- [What is expected]: Start at the top of the records and, please, print each line exactly through the line that contains "(0,746) rectangle (158,750);", leaving out all pictures.

- [Records]:
------------------------------------
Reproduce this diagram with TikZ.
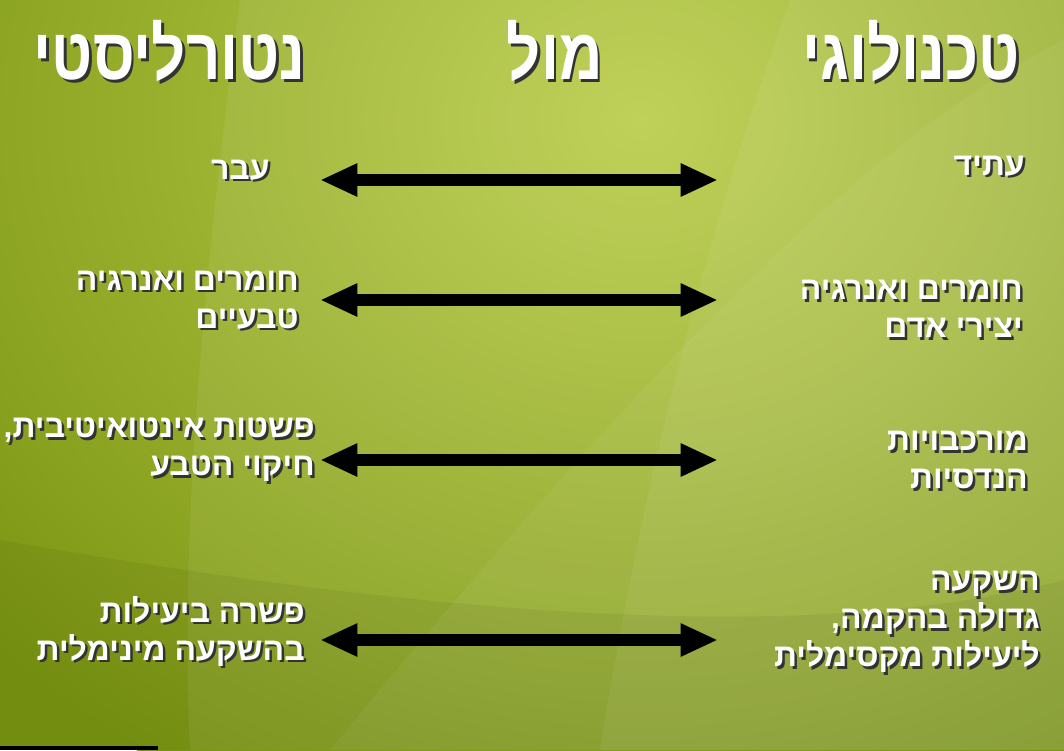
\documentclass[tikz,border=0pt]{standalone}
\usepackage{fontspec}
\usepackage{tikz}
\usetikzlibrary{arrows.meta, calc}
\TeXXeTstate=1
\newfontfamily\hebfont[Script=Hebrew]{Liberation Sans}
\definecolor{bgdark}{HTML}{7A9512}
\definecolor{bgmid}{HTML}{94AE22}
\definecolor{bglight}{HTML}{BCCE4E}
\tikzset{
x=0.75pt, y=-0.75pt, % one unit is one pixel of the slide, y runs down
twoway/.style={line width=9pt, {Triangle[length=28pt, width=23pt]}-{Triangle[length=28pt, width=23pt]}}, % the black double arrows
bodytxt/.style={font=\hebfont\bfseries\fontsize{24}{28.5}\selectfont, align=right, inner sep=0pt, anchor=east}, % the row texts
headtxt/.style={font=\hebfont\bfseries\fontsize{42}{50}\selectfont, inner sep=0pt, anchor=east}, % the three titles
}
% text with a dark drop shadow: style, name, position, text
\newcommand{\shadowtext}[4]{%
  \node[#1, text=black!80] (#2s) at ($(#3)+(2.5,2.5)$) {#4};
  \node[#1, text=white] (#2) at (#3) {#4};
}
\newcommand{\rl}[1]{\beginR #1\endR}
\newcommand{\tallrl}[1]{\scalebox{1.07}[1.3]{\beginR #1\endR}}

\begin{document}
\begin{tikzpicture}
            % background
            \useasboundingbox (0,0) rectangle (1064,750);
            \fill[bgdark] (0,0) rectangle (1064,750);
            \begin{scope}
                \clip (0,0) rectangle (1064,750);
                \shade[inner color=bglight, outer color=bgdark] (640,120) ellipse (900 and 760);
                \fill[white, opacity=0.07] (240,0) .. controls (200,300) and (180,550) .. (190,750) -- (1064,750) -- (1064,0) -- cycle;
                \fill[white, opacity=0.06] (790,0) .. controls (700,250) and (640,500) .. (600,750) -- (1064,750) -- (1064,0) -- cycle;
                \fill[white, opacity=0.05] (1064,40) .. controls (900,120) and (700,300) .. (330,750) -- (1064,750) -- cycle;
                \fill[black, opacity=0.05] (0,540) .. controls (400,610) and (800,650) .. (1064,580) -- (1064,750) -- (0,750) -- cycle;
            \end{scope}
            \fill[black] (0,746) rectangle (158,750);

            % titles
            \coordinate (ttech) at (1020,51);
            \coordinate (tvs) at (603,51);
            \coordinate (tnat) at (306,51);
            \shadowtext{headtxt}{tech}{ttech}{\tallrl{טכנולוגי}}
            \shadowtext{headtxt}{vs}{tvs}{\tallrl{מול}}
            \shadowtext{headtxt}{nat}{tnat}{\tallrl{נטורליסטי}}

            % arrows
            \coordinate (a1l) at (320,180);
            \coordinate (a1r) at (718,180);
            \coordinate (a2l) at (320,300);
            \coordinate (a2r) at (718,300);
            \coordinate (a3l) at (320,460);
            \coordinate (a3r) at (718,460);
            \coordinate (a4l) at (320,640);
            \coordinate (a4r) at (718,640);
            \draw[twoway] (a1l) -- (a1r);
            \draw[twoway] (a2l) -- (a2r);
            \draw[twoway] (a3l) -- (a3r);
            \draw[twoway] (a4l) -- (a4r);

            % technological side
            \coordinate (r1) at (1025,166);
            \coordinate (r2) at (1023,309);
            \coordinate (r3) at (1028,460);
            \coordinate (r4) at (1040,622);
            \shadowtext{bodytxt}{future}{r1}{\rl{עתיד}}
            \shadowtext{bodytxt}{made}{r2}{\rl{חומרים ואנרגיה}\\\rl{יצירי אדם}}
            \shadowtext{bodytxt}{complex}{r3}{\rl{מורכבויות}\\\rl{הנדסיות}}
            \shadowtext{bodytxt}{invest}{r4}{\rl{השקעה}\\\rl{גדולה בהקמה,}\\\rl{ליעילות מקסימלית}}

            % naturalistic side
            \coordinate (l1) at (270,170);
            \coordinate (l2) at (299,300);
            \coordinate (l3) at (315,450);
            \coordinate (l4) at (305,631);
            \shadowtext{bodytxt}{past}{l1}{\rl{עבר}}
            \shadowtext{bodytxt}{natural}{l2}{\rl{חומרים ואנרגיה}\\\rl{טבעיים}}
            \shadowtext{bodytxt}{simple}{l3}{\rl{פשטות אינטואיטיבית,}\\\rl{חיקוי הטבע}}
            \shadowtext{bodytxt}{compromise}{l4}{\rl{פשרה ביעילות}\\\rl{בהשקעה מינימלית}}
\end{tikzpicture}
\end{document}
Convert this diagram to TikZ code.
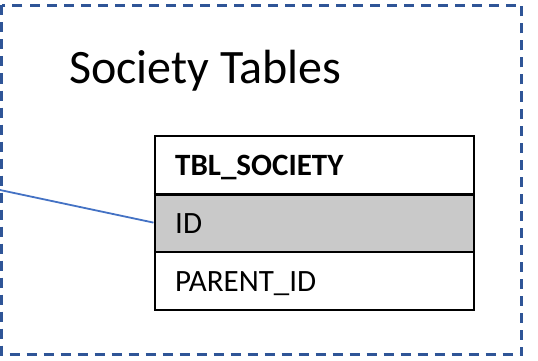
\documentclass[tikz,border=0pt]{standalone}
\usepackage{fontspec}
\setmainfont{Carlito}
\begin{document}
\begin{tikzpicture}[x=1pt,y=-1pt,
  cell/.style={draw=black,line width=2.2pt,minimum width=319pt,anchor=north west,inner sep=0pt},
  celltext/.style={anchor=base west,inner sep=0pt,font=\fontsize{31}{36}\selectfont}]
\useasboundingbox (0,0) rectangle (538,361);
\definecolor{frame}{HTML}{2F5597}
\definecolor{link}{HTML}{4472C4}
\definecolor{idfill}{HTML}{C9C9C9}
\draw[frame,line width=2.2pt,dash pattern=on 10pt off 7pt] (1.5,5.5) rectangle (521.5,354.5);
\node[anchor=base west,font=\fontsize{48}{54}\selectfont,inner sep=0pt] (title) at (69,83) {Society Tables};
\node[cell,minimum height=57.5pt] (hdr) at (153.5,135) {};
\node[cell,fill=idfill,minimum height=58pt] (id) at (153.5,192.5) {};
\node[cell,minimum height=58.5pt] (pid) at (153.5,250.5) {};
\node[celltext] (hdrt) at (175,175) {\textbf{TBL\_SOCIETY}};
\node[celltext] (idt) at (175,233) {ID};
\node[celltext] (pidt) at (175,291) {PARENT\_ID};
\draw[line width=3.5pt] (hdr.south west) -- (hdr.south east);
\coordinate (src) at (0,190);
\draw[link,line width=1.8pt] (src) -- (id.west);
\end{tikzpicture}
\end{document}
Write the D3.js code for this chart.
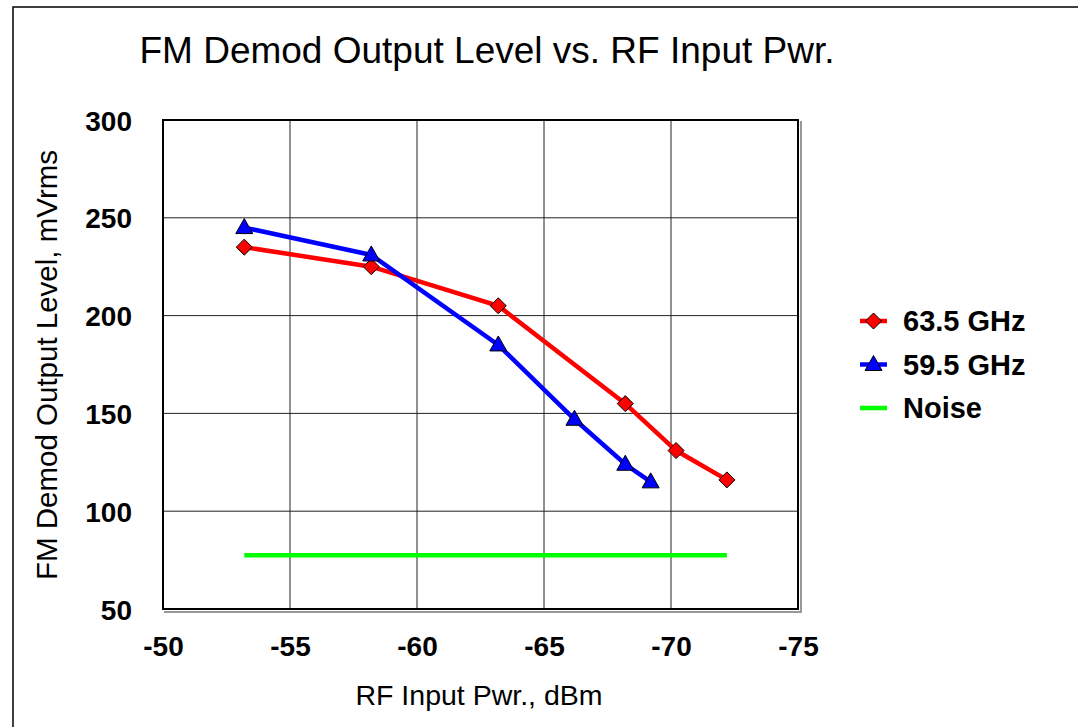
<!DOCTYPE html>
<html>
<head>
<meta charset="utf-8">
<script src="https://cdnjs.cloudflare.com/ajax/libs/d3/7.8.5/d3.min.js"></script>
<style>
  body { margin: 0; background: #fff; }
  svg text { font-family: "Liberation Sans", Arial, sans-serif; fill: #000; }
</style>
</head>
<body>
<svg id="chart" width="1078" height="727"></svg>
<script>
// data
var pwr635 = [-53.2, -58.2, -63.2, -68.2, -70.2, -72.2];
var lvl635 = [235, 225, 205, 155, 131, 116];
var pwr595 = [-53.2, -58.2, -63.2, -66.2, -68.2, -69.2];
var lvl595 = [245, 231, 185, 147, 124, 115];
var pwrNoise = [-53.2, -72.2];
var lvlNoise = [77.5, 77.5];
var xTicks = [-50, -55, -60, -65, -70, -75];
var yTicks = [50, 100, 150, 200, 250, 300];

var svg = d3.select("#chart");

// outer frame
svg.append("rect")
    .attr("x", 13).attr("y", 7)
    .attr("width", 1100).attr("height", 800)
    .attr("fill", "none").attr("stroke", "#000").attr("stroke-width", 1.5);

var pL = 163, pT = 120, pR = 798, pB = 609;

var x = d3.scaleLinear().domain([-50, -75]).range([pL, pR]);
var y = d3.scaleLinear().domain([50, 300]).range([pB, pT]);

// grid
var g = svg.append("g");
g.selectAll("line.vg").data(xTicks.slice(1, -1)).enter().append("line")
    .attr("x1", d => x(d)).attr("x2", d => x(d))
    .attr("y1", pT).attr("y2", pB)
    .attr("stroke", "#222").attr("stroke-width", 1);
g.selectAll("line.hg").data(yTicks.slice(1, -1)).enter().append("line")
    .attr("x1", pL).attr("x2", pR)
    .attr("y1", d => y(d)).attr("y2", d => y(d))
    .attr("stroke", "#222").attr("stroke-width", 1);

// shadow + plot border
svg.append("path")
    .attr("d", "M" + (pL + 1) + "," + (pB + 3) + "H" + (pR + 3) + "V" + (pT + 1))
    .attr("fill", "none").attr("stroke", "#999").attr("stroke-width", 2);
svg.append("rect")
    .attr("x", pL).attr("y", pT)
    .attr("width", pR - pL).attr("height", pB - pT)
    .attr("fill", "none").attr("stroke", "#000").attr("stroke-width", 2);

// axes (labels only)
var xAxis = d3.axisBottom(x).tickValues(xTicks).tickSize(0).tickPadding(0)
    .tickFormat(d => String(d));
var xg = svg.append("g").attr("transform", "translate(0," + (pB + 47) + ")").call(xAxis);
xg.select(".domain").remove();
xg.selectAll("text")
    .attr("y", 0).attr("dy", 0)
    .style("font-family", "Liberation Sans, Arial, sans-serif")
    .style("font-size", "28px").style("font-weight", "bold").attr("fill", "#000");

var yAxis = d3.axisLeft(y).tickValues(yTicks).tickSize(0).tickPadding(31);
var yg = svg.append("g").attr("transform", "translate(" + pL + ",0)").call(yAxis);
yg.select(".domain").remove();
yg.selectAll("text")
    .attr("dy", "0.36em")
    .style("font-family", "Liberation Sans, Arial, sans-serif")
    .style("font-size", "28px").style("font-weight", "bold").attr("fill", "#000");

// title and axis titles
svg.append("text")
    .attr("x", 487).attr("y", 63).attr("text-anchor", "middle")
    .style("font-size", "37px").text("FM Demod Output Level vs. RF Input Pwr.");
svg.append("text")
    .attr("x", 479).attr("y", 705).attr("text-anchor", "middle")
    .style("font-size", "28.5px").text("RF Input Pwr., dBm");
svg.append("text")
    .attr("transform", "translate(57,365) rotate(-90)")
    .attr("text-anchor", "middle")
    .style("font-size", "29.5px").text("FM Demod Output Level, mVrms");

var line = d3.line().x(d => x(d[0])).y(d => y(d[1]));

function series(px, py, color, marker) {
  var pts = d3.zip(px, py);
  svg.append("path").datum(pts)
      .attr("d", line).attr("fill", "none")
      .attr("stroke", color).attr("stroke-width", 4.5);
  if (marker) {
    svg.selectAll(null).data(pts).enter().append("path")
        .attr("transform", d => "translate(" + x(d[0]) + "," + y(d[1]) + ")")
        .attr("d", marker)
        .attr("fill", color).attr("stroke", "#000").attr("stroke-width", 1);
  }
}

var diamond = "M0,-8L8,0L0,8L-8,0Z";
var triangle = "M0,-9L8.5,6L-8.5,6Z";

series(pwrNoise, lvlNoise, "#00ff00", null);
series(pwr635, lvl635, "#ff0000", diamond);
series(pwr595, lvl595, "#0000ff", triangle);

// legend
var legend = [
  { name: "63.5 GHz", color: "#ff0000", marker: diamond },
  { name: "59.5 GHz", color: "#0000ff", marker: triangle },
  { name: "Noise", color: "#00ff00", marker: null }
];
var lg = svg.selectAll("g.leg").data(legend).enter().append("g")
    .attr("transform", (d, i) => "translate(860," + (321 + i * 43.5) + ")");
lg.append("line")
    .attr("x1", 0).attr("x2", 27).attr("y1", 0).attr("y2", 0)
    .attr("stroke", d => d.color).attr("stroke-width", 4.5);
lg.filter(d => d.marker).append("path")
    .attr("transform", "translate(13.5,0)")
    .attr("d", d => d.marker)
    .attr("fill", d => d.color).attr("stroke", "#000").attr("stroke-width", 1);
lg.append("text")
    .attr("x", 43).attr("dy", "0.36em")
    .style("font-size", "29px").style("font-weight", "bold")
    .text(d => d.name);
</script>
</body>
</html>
------------------------------------
- [Exercise output]:
Reproduce this diagram with TikZ.
\documentclass[tikz,border=0pt]{standalone}
\usepackage{fontspec}
\usepackage{tikz}
\usetikzlibrary{arrows.meta, calc}
\TeXXeTstate=1
\newfontfamily\hebfont[Script=Hebrew]{Liberation Sans}
\definecolor{bgdark}{HTML}{7A9512}
\definecolor{bgmid}{HTML}{94AE22}
\definecolor{bglight}{HTML}{BCCE4E}
\tikzset{
x=0.75pt, y=-0.75pt, % one unit is one pixel of the slide, y runs down
twoway/.style={line width=9pt, {Triangle[length=28pt, width=23pt]}-{Triangle[length=28pt, width=23pt]}}, % the black double arrows
bodytxt/.style={font=\hebfont\bfseries\fontsize{24}{28.5}\selectfont, align=right, inner sep=0pt, anchor=east}, % the row texts
headtxt/.style={font=\hebfont\bfseries\fontsize{42}{50}\selectfont, inner sep=0pt, anchor=east}, % the three titles
}
% text with a dark drop shadow: style, name, position, text
\newcommand{\shadowtext}[4]{%
  \node[#1, text=black!80] (#2s) at ($(#3)+(2.5,2.5)$) {#4};
  \node[#1, text=white] (#2) at (#3) {#4};
}
\newcommand{\rl}[1]{\beginR #1\endR}
\newcommand{\tallrl}[1]{\scalebox{1.07}[1.3]{\beginR #1\endR}}

\begin{document}
\begin{tikzpicture}
            % background
            \useasboundingbox (0,0) rectangle (1064,750);
            \fill[bgdark] (0,0) rectangle (1064,750);
            \begin{scope}
                \clip (0,0) rectangle (1064,750);
                \shade[inner color=bglight, outer color=bgdark] (640,120) ellipse (900 and 760);
                \fill[white, opacity=0.07] (240,0) .. controls (200,300) and (180,550) .. (190,750) -- (1064,750) -- (1064,0) -- cycle;
                \fill[white, opacity=0.06] (790,0) .. controls (700,250) and (640,500) .. (600,750) -- (1064,750) -- (1064,0) -- cycle;
                \fill[white, opacity=0.05] (1064,40) .. controls (900,120) and (700,300) .. (330,750) -- (1064,750) -- cycle;
                \fill[black, opacity=0.05] (0,540) .. controls (400,610) and (800,650) .. (1064,580) -- (1064,750) -- (0,750) -- cycle;
            \end{scope}
            \fill[black] (0,746) rectangle (158,750);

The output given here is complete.